## Start Records for the task

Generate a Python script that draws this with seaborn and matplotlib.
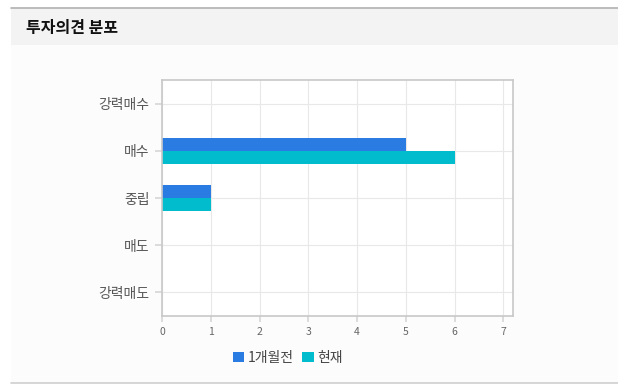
import matplotlib
matplotlib.use("Agg")
import matplotlib.pyplot as plt
import seaborn as sns
import pandas as pd
from matplotlib.patches import Rectangle
from matplotlib.lines import Line2D

categories = ["강력매수", "매수", "중립", "매도", "강력매도"]
series_names = ["1개월전", "현재"]
values_prev = [0, 5, 1, 0, 0]
values_now = [0, 6, 1, 0, 0]
x_ticks = [0, 1, 2, 3, 4, 5, 6, 7]
title = "투자의견 분포"
colors = ["#2a7be2", "#00bccc"]

sns.set_theme(style="white")
plt.rcParams["font.family"] = ["Noto Sans CJK KR", "DejaVu Sans"]

df = pd.DataFrame({
    "cat": categories * 2,
    "val": values_prev + values_now,
    "series": [series_names[0]] * len(categories) + [series_names[1]] * len(categories),
})

W, H = 618, 389
fig = plt.figure(figsize=(W / 100, H / 100), dpi=100)
fig.patch.set_facecolor("white")

def fx(px):
    return px / W

def fy(py):
    return 1 - py / H

# background panel
fig.patches.append(Rectangle((fx(11), fy(383)), fx(618) - fx(11), fy(8) - fy(383),
                             transform=fig.transFigure, facecolor="#fcfcfc", edgecolor="none", zorder=-2))
fig.patches.append(Rectangle((fx(11), fy(45)), fx(618) - fx(11), fy(9) - fy(45),
                             transform=fig.transFigure, facecolor="#f3f3f3", edgecolor="none", zorder=-1))
fig.lines.append(Line2D([fx(11), 1], [fy(8), fy(8)], transform=fig.transFigure, color="#b0b0b0", lw=1.2, zorder=-1))
fig.lines.append(Line2D([fx(11), 1], [fy(383), fy(383)], transform=fig.transFigure, color="#cfcfcf", lw=1.2, zorder=-1))
fig.text(fx(26), fy(28), title, fontsize=11.5, fontweight="bold", color="#111111", va="center", ha="left")

ax = fig.add_axes([fx(162), fy(316), fx(513) - fx(162), fy(80) - fy(316)])
ax.set_zorder(2)
ax.set_facecolor("white")
sns.barplot(data=df, y="cat", x="val", hue="series", order=categories, hue_order=series_names,
            palette=colors, orient="h", width=0.55, ax=ax, edgecolor="none", linewidth=0,
            saturation=1, legend=True)
ax.set_xlim(0, 7.2)
ax.set_ylim(4.5, -0.5)
ax.set_xticks(x_ticks)
ax.set_xticklabels([str(t) for t in x_ticks], fontsize=7.5, color="#666666")
ax.set_yticks(range(len(categories)))
ax.set_yticklabels(categories, fontsize=10, color="#555555")
ax.set_xlabel("")
ax.set_ylabel("")
ax.grid(True, color="#e8e8e8", lw=0.8)
ax.set_axisbelow(True)
for s in ax.spines.values():
    s.set_color("#c8c8c8")
    s.set_linewidth(1.2)
ax.tick_params(axis="y", length=5, color="#d8d8d8", pad=4, left=True)
ax.tick_params(axis="x", length=4, color="#d8d8d8", pad=4, bottom=True)

handles, labels = ax.get_legend_handles_labels()
ax.get_legend().remove()
fig.legend(handles, labels, loc="center", bbox_to_anchor=(fx(288), fy(358)), ncol=2, frameon=False,
           fontsize=10, handlelength=0.8, handleheight=0.8, handletextpad=0.3, columnspacing=0.6,
           labelcolor="#444444")

fig.savefig("out.png", dpi=100, facecolor=fig.get_facecolor())
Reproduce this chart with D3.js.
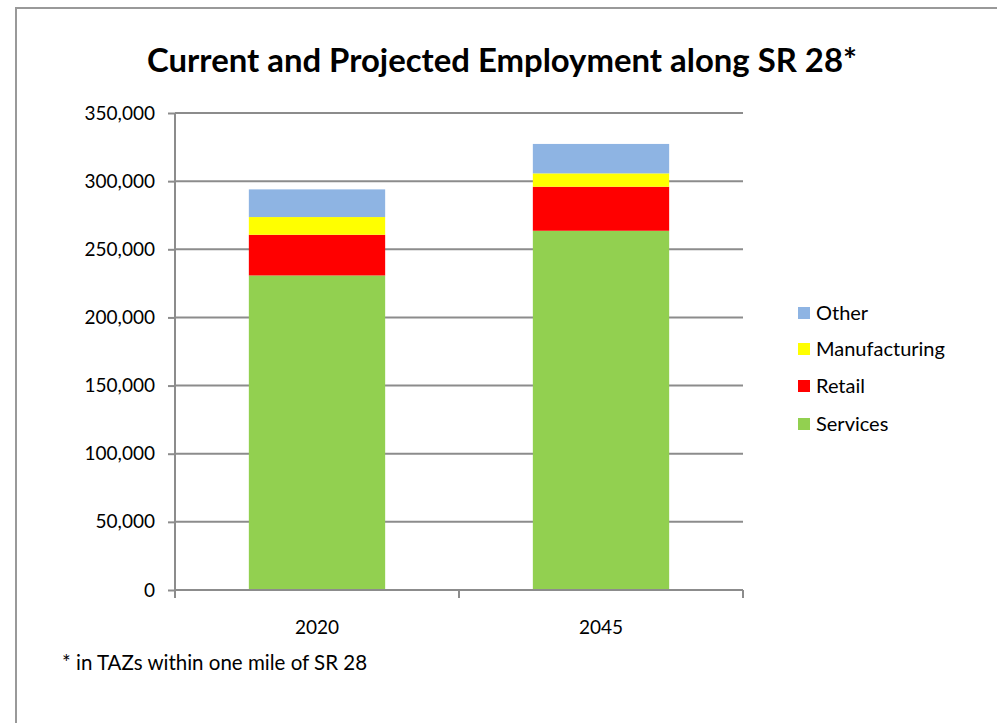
<!DOCTYPE html>
<html>
<head>
<meta charset="utf-8">
<script src="https://cdn.jsdelivr.net/npm/d3@7"></script>
<style>
  body { margin: 0; background: #fff; }
  svg { display: block; }
  text { font-family: Lato, "Open Sans", sans-serif; fill: #000; }
</style>
</head>
<body>
<svg id="chart" width="997" height="723"></svg>
<script>
const years = ["2020", "2045"];
const seriesNames = ["Services", "Retail", "Manufacturing", "Other"];
const services = [230800, 263600];
const retail = [29850, 32300];
const manufacturing = [13000, 9800];
const other = [20300, 21600];
const colors = ["#92d050", "#ff0000", "#ffff00", "#8eb4e3"];
const yTicks = [0, 50000, 100000, 150000, 200000, 250000, 300000, 350000];
const titleText = "Current and Projected Employment along SR 28*";
const footnote = "* in TAZs within one mile of SR 28";

const svg = d3.select("#chart");
const W = 997, H = 723;
const plot = { left: 175, right: 743, top: 113, bottom: 590 };

// frame
svg.append("path")
  .attr("d", `M16,${H + 5} L16,8 L${W + 5},8`)
  .attr("fill", "none").attr("stroke", "#999").attr("stroke-width", 2);

function fit(sel, targetW) {
  const node = sel.node();
  const fs = parseFloat(sel.attr("font-size"));
  const w = node.getComputedTextLength();
  sel.attr("font-size", (fs * targetW / w).toFixed(2));
}

const data = years.map((y, i) => ({
  year: y, Services: services[i], Retail: retail[i],
  Manufacturing: manufacturing[i], Other: other[i]
}));
const stacked = d3.stack().keys(seriesNames)(data);

const x = d3.scaleBand().domain(years).range([plot.left, plot.right])
  .paddingInner(0.52).paddingOuter(0.26);
const y = d3.scaleLinear().domain([0, 350000]).range([plot.bottom, plot.top]);

// gridlines
svg.append("g").selectAll("line").data(yTicks.filter(d => d > 0)).join("line")
  .attr("x1", plot.left).attr("x2", plot.right)
  .attr("y1", d => y(d)).attr("y2", d => y(d))
  .attr("stroke", "#8c8c8c").attr("stroke-width", 2);

// bars
svg.append("g").selectAll("g").data(stacked).join("g")
  .attr("fill", (d, i) => colors[i])
  .selectAll("rect").data(d => d).join("rect")
  .attr("x", d => x(d.data.year))
  .attr("width", x.bandwidth())
  .attr("y", d => y(d[1]))
  .attr("height", d => y(d[0]) - y(d[1]));

// y axis
const yAxis = d3.axisLeft(y).tickValues(yTicks).tickSize(7).tickPadding(13)
  .tickFormat(d3.format(","));
const gy = svg.append("g").attr("transform", `translate(${plot.left},0)`).call(yAxis);
gy.select(".domain").attr("stroke", "#8c8c8c").attr("stroke-width", 2)
  .attr("d", `M0,${plot.top}V${plot.bottom}`);
gy.selectAll(".tick line").attr("stroke", "#8c8c8c").attr("stroke-width", 2);
gy.selectAll(".tick text").attr("font-size", 19).attr("font-family", "Lato, sans-serif")
  .attr("fill", "#000");

// x axis
const gx = svg.append("g").attr("transform", `translate(0,${plot.bottom})`);
gx.append("line").attr("x1", plot.left).attr("x2", plot.right)
  .attr("stroke", "#8c8c8c").attr("stroke-width", 2);
const bounds = [plot.left, (plot.left + plot.right) / 2, plot.right];
gx.selectAll("line.b").data(bounds).join("line").attr("class", "b")
  .attr("x1", d => d).attr("x2", d => d).attr("y1", 0).attr("y2", 8)
  .attr("stroke", "#8c8c8c").attr("stroke-width", 2);
gx.selectAll("text").data(years).join("text")
  .attr("x", d => x(d) + x.bandwidth() / 2).attr("y", 44)
  .attr("text-anchor", "middle").attr("font-size", 19).text(d => d);

// title
const t = svg.append("text").attr("x", 502).attr("y", 72).attr("text-anchor", "middle")
  .attr("font-size", 32).attr("font-weight", "bold").text(titleText);
fit(t, 710);

// footnote
const fn = svg.append("text").attr("x", 62).attr("y", 670).attr("font-size", 19).text(footnote);
fit(fn, 305);

// legend
const legendOrder = ["Other", "Manufacturing", "Retail", "Services"];
const ly = [313, 349, 386, 424];
const lg = svg.append("g");
legendOrder.forEach((name, i) => {
  const ci = seriesNames.indexOf(name);
  lg.append("rect").attr("x", 798).attr("y", ly[i] - 6).attr("width", 12).attr("height", 12)
    .attr("fill", colors[ci]);
  lg.append("text").attr("x", 816).attr("y", ly[i] + 7).attr("font-size", 20).text(name);
});
</script>
</body>
</html>
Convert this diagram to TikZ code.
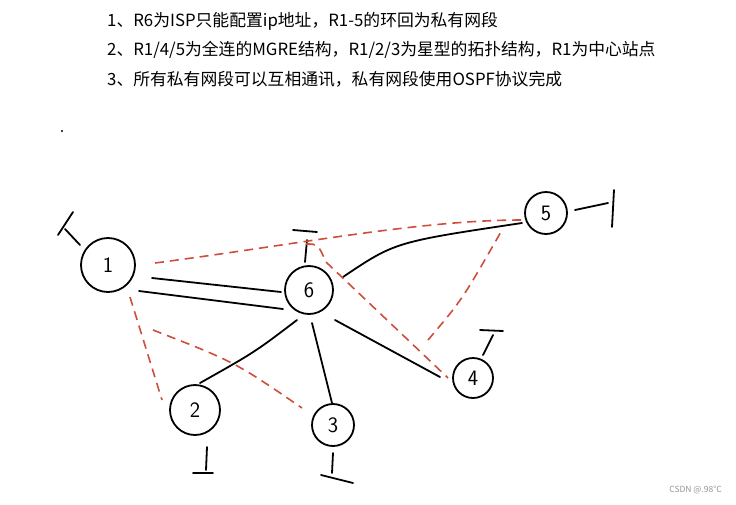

## End Records for the task

§ **Your goal**: Go to the line that contains "Reproduce this chart with D3.js." and copy from there down to the line that contains "const stacked = d3.stack().keys(seriesNames)(data);", with both lines included. Pass over the pictures.

§ **Response below**:
Reproduce this chart with D3.js.
<!DOCTYPE html>
<html>
<head>
<meta charset="utf-8">
<script src="https://cdn.jsdelivr.net/npm/d3@7"></script>
<style>
  body { margin: 0; background: #fff; }
  svg { display: block; }
  text { font-family: Lato, "Open Sans", sans-serif; fill: #000; }
</style>
</head>
<body>
<svg id="chart" width="997" height="723"></svg>
<script>
const years = ["2020", "2045"];
const seriesNames = ["Services", "Retail", "Manufacturing", "Other"];
const services = [230800, 263600];
const retail = [29850, 32300];
const manufacturing = [13000, 9800];
const other = [20300, 21600];
const colors = ["#92d050", "#ff0000", "#ffff00", "#8eb4e3"];
const yTicks = [0, 50000, 100000, 150000, 200000, 250000, 300000, 350000];
const titleText = "Current and Projected Employment along SR 28*";
const footnote = "* in TAZs within one mile of SR 28";

const svg = d3.select("#chart");
const W = 997, H = 723;
const plot = { left: 175, right: 743, top: 113, bottom: 590 };

// frame
svg.append("path")
  .attr("d", `M16,${H + 5} L16,8 L${W + 5},8`)
  .attr("fill", "none").attr("stroke", "#999").attr("stroke-width", 2);

function fit(sel, targetW) {
  const node = sel.node();
  const fs = parseFloat(sel.attr("font-size"));
  const w = node.getComputedTextLength();
  sel.attr("font-size", (fs * targetW / w).toFixed(2));
}

const data = years.map((y, i) => ({
  year: y, Services: services[i], Retail: retail[i],
  Manufacturing: manufacturing[i], Other: other[i]
}));
const stacked = d3.stack().keys(seriesNames)(data);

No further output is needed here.